What Baker, NV is famous for

Google Maps said the visitor center was straight ahead. The signs on the road said to turn left.  Who knew there were two visitor centers?   We arrived at the wrong one.  A small cave system discovered by a guy named Lehman lies fifty feet under the mountain range we had just ascended on the drive in to the wrong visitor center.  The Lehman Caves get their own visitor center where rangers spend their days moving visitors through a cave.  They had important information for us.  The cave tours were full today.  When we inquired about camping they informed that there is no camping in the caves.  Eventually we figured out that this visitor center was all about how to get you into a cave.  Great Basin visitor center was a few miles away.  How did we miss the place?

Channel your inner scurry & marmot

And then it happened, that turn of events we have come to expect when we stop over thinking, over planning, and over worrying. That time when it all comes together through no effort of our own.  It had been an early morning Zion exit and a long drive.  We had made a dubious decision to travel 200 miles out if our way and drop by Great Basin with no reservations or plans.  At the end of the drive we dropped by a cave instead.  Sheri somehow managed to get the ranger off her preferred topic of caves for a minute and asked about any possibility of spending the night on BLM nearby?  The ranger responded that we could check out the first come-first served campground up on the ridge line if we wanted to, but to make a cave tour we would need to log in to www.recreation.gov.  What was that first part?  
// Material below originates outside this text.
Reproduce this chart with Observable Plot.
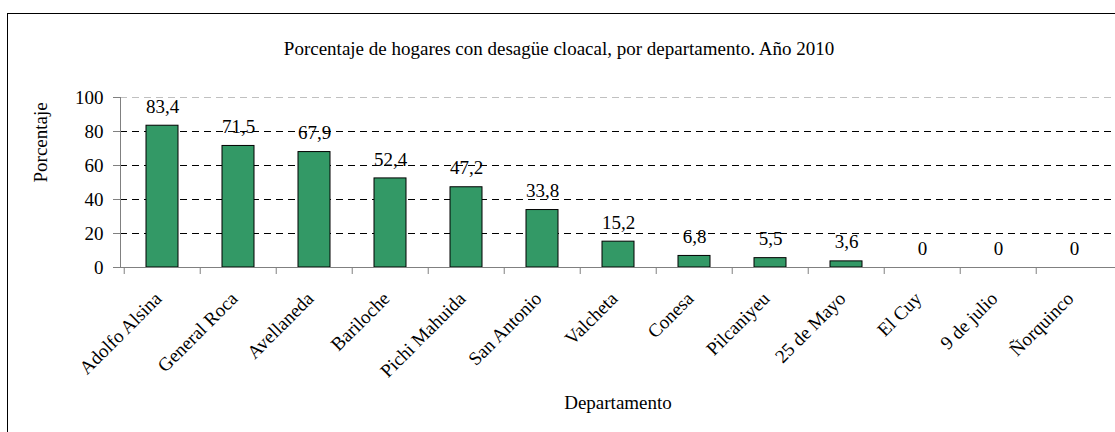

Rare sighting of a flagstaff in the wild

We returned to Roxie and Boss hauled her five miles up a cinder road to a barely accessible campground at 8,000 feet on a ridge line overlooking Baker, the basin, and everything below.  We parked Roxie on a prominence with a clear view of the valley below and snow capped mountain above.  The only sounds were of birds, wind and a mountain stream.  Mountain flowers dotted the alpine landscape.  It was probably the best camping spot we had ever found – ever, of all time.  Yep, that good.  

Happy hour and happy blogging at 8,000 feet

With Roxie parked in what looked like a Flagstaff advertisement for the great outdoors, we hiked above 10,000 feet for the first time in a long time.  Snow was still on the ground and a glacier sat on the rocky cliffs above looking down on a grove of bristle cone pine trees that have been living since BC changed to AD.  They are the oldest living things on earth, some as old as 5,000 years.  We walked among the ancients in the cold mountain air with our boots in the snow in awe of how we got here.  No crowds.  No mayhem.  No lines. No endless selfies.  No reservations.  

Born 1962 AD & 1531 BC

In a crazy twist of fate which seems a lot less crazy when you have been on the road awhile, we vowed to not leave this place until we ran out of food or water.